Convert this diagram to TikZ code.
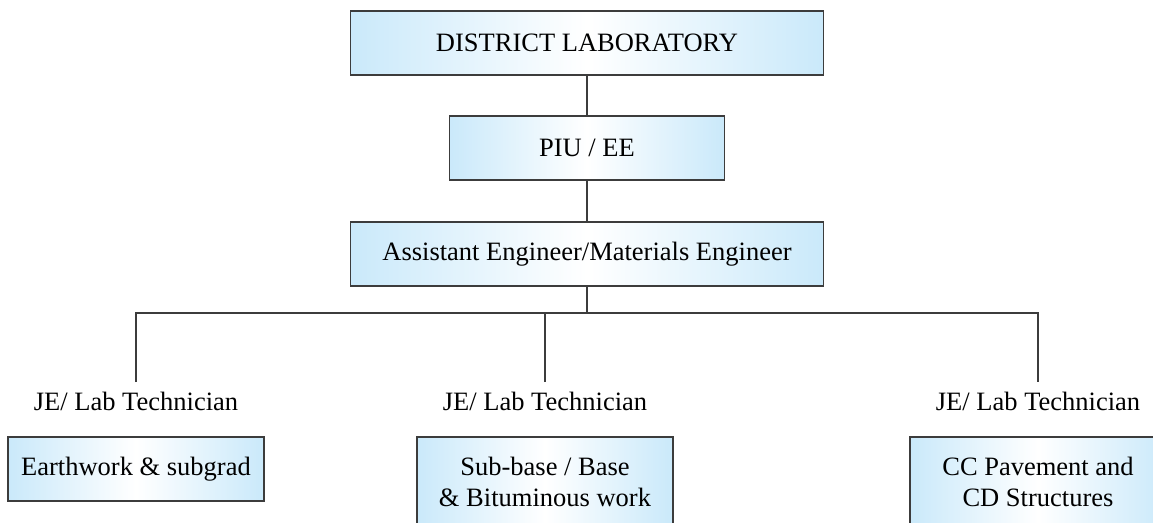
\documentclass[tikz,border=0pt]{standalone}
\usepackage{fontspec}
\setmainfont{Liberation Serif}
\usepackage{xcolor}
\definecolor{boxblue}{RGB}{202,233,250}
\definecolor{linegray}{RGB}{60,60,60}
\tikzset{
  unitbox/.style={draw=linegray, line width=0.55pt, left color=boxblue,
    right color=boxblue, middle color=white, align=center,
    inner sep=0pt},
  wide/.style={unitbox, minimum width=473*0.4pt, minimum height=64*0.4pt},
  narrow/.style={unitbox, minimum width=275*0.4pt, minimum height=64*0.4pt},
  work/.style={unitbox, minimum width=256*0.4pt, minimum height=90*0.4pt},
  tech/.style={inner sep=0pt, outer ysep=4pt, text height=7.5pt, text depth=2pt},
  link/.style={draw=linegray, line width=0.55pt}
}

\begin{document}
\begin{tikzpicture}[x=0.4pt, y=0.4pt, font=\fontsize{10.6}{12.4}\selectfont]
  \useasboundingbox (0,0) rectangle (1153,-522);
  \clip (0,0) rectangle (1153,-522);
  % top of the chart
  \node[wide]   (dlab) at (587,-43)  {DISTRICT LABORATORY};
  \node[narrow] (piu)  at (587,-148) {PIU / EE};
  \node[wide]   (ae)   at (587,-254) {Assistant Engineer/Materials Engineer};
  \coordinate (bus) at (587,-313);
  % technicians
  \node[tech] (techA) at (136,-404)  {JE/ Lab Technician};
  \node[tech] (techB) at (545,-404)  {JE/ Lab Technician};
  \node[tech] (techC) at (1038,-404) {JE/ Lab Technician};
  \node[work, minimum height=64*0.4pt] (earth) at (136,-469) {Earthwork \& subgrad};
  \node[work] (base) at (545,-482)  {Sub-base / Base\\ \& Bituminous work};
  \node[work] (ccpav) at (1038,-482) {CC Pavement and\\ CD Structures};
  % links
  \draw[link] (techA.north) -- (techA.north |- bus)
    -- (techC.north |- bus) -- (techC.north);
  \draw[link] (techB.north) -- (techB.north |- bus);
  \draw[link] (dlab) -- (piu);
  \draw[link] (piu) -- (ae);
  \draw[link] (ae) -- (bus);
\end{tikzpicture}
\end{document}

------------------------

_Instructions to follow:_ Copy out each line word for word, please, skipping the images.

_Completed task:_
Convert this diagram to TikZ code.
\documentclass[tikz,border=0pt]{standalone}
\usepackage{fontspec}
\setmainfont{Liberation Serif}
\usepackage{xcolor}
\definecolor{boxblue}{RGB}{202,233,250}
\definecolor{linegray}{RGB}{60,60,60}
\tikzset{
  unitbox/.style={draw=linegray, line width=0.55pt, left color=boxblue,
    right color=boxblue, middle color=white, align=center,
    inner sep=0pt},
  wide/.style={unitbox, minimum width=473*0.4pt, minimum height=64*0.4pt},
  narrow/.style={unitbox, minimum width=275*0.4pt, minimum height=64*0.4pt},
  work/.style={unitbox, minimum width=256*0.4pt, minimum height=90*0.4pt},
  tech/.style={inner sep=0pt, outer ysep=4pt, text height=7.5pt, text depth=2pt},
  link/.style={draw=linegray, line width=0.55pt}
}

\begin{document}
\begin{tikzpicture}[x=0.4pt, y=0.4pt, font=\fontsize{10.6}{12.4}\selectfont]
  \useasboundingbox (0,0) rectangle (1153,-522);
  \clip (0,0) rectangle (1153,-522);
  % top of the chart
  \node[wide]   (dlab) at (587,-43)  {DISTRICT LABORATORY};
  \node[narrow] (piu)  at (587,-148) {PIU / EE};
  \node[wide]   (ae)   at (587,-254) {Assistant Engineer/Materials Engineer};
  \coordinate (bus) at (587,-313);
  % technicians
  \node[tech] (techA) at (136,-404)  {JE/ Lab Technician};
  \node[tech] (techB) at (545,-404)  {JE/ Lab Technician};
  \node[tech] (techC) at (1038,-404) {JE/ Lab Technician};
  \node[work, minimum height=64*0.4pt] (earth) at (136,-469) {Earthwork \& subgrad};
  \node[work] (base) at (545,-482)  {Sub-base / Base\\ \& Bituminous work};
  \node[work] (ccpav) at (1038,-482) {CC Pavement and\\ CD Structures};
  % links
  \draw[link] (techA.north) -- (techA.north |- bus)
    -- (techC.north |- bus) -- (techC.north);
  \draw[link] (techB.north) -- (techB.north |- bus);
  \draw[link] (dlab) -- (piu);
  \draw[link] (piu) -- (ae);
  \draw[link] (ae) -- (bus);
\end{tikzpicture}
\end{document}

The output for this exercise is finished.